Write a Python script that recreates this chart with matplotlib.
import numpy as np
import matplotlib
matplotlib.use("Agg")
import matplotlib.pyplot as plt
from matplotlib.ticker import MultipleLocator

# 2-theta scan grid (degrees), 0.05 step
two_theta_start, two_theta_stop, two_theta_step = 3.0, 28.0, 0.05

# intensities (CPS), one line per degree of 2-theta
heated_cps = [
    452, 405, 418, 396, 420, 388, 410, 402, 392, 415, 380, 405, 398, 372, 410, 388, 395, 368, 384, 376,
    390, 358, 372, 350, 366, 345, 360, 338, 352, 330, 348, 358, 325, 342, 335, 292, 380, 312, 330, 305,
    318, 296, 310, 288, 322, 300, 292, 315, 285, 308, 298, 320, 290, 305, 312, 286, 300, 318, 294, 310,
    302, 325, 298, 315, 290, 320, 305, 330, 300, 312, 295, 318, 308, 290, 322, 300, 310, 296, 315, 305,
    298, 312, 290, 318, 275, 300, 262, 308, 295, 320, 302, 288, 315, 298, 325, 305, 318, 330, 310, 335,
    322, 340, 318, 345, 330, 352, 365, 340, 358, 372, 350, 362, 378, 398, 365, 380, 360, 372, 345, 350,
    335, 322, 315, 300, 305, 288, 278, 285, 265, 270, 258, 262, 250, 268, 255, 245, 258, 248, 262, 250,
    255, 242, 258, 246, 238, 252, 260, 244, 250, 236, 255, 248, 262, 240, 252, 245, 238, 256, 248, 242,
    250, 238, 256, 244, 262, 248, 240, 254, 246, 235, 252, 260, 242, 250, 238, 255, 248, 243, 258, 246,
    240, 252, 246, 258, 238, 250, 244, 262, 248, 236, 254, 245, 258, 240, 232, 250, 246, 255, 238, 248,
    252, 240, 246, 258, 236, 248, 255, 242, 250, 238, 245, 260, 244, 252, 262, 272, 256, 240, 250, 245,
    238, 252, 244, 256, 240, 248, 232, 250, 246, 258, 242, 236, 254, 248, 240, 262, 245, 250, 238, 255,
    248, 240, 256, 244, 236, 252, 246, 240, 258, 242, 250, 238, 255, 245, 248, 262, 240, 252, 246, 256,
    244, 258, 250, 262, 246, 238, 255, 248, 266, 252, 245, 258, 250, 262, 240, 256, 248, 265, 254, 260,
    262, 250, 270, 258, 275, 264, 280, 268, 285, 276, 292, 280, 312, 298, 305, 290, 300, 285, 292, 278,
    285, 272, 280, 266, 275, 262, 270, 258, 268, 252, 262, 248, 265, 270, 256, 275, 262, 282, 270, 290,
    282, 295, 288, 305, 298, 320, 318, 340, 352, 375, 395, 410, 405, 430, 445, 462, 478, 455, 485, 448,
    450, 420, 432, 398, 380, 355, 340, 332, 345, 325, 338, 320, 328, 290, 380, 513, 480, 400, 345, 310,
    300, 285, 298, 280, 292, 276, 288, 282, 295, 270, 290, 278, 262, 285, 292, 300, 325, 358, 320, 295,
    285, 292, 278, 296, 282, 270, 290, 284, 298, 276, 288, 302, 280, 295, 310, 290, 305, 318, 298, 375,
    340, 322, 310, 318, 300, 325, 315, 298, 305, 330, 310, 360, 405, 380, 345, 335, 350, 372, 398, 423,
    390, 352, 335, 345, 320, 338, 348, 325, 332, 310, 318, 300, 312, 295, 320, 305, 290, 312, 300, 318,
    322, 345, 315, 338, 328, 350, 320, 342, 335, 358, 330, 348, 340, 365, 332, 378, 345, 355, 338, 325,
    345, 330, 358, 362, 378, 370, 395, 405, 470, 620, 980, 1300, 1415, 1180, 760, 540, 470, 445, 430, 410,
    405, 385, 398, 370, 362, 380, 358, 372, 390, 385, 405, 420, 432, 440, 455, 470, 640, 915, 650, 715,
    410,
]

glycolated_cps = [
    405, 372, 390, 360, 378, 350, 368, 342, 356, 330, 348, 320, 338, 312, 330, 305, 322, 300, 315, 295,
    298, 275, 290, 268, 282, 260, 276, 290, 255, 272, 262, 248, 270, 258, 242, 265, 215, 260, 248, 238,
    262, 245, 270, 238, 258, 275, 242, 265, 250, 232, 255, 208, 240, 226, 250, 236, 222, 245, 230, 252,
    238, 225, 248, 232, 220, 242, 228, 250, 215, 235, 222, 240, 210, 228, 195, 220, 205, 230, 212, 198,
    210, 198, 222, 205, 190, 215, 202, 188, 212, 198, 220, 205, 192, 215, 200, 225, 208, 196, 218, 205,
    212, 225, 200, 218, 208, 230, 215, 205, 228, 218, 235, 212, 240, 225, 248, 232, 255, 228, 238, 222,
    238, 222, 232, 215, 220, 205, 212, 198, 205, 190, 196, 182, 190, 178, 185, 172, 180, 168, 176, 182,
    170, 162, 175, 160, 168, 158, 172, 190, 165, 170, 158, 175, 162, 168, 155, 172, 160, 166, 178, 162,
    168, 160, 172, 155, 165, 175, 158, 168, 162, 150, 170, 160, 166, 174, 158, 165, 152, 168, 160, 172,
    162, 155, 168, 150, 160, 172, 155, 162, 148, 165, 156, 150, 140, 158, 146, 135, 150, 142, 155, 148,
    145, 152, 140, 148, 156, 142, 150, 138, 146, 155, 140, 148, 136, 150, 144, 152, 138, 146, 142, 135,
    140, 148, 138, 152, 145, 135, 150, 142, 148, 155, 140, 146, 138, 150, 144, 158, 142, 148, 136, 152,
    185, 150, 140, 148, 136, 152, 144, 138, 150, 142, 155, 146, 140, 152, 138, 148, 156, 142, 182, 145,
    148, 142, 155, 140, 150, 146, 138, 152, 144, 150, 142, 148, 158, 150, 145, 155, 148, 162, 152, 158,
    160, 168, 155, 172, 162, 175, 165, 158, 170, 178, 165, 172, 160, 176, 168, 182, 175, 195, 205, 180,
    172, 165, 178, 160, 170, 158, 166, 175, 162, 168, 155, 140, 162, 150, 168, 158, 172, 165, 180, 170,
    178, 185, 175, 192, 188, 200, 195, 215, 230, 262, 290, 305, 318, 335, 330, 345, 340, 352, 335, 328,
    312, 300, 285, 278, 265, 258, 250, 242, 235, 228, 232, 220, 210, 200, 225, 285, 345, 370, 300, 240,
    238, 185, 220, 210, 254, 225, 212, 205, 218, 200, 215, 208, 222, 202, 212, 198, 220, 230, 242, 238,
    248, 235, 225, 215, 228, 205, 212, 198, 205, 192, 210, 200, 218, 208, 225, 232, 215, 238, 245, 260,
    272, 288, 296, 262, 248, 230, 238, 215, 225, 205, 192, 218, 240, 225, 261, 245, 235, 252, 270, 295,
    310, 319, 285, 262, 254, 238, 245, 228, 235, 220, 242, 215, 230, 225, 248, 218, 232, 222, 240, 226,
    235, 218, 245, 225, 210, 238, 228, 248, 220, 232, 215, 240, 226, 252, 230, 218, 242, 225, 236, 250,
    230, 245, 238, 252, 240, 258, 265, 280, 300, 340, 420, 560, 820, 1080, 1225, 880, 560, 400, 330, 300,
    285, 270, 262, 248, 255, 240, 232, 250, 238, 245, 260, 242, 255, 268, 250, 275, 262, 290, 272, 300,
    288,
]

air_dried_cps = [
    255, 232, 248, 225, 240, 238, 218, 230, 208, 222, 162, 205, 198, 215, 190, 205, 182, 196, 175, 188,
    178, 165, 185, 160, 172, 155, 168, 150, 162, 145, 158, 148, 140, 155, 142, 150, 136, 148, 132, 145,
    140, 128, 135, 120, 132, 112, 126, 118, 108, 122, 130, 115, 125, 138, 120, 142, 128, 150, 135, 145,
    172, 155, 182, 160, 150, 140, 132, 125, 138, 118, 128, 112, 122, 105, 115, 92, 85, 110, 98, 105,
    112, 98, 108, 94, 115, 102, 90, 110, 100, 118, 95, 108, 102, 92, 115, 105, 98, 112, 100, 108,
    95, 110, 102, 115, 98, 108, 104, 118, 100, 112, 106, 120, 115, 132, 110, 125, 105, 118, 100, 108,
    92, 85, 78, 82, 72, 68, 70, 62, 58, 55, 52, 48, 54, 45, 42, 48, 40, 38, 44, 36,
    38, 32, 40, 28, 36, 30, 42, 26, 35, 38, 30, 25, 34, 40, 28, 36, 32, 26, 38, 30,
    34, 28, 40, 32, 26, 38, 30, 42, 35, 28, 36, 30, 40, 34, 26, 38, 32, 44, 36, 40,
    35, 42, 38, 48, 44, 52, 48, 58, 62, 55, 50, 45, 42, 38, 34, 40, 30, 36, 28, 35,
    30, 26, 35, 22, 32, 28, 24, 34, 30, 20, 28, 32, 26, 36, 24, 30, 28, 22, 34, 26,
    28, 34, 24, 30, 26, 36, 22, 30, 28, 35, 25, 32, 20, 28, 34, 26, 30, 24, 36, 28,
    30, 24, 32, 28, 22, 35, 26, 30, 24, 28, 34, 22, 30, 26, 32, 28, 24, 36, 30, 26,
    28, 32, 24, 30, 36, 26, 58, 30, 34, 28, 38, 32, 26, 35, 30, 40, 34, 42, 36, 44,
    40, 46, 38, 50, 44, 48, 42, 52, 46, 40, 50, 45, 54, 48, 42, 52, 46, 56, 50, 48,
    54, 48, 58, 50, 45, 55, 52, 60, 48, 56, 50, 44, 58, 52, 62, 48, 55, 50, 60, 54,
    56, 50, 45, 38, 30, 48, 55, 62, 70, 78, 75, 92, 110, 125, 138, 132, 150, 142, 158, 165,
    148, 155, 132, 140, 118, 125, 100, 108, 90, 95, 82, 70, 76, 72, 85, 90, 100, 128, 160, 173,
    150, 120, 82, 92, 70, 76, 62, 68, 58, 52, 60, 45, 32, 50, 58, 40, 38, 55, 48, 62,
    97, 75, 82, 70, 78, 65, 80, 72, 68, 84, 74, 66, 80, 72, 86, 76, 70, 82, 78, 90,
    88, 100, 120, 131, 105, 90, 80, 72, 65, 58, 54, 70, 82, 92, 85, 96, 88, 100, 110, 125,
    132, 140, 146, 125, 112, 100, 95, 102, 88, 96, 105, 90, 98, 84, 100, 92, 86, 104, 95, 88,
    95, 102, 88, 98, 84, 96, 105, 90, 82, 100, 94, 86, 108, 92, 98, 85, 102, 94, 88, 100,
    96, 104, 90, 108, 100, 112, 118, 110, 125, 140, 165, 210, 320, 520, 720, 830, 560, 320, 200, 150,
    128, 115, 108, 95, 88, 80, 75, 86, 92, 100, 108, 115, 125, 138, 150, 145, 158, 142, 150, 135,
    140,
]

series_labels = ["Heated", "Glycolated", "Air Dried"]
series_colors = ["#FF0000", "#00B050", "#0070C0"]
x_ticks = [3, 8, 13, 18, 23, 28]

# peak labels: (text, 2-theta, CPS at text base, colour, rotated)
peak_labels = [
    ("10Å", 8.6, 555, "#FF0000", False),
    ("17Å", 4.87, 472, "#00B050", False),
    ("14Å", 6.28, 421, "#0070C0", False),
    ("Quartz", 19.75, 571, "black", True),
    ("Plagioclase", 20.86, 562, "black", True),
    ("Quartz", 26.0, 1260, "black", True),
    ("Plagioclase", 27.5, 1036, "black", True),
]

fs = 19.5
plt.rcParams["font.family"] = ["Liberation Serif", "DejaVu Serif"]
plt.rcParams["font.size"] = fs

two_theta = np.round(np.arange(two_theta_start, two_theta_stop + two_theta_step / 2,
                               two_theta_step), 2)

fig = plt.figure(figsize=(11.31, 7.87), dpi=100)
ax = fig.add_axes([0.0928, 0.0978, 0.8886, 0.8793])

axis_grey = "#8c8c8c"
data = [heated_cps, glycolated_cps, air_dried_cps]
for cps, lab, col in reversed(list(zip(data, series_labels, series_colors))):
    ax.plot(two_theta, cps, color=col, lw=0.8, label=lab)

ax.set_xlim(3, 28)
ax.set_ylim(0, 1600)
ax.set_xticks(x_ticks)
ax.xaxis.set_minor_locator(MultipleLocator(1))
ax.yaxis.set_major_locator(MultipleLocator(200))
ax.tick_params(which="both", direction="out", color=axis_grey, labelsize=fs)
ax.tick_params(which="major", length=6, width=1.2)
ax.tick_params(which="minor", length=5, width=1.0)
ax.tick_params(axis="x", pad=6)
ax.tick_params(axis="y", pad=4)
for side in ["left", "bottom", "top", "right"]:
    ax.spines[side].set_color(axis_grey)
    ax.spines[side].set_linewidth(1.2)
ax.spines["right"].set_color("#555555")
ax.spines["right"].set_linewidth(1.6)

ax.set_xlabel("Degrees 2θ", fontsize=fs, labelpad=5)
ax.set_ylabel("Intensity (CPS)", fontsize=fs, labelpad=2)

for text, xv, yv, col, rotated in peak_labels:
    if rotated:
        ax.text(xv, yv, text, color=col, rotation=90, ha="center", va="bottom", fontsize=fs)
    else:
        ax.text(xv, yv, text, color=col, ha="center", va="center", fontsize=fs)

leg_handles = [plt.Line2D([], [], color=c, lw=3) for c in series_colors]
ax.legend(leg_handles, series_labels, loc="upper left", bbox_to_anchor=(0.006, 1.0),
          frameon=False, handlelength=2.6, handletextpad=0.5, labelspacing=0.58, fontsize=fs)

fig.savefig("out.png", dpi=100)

## REQUIREMENTS
Only lines with "matplotlib" are wanted here; list each of them.

## WRITTEN RESPONSE
Write a Python script that recreates this chart with matplotlib.
import matplotlib
matplotlib.use("Agg")
import matplotlib.pyplot as plt
from matplotlib.ticker import MultipleLocator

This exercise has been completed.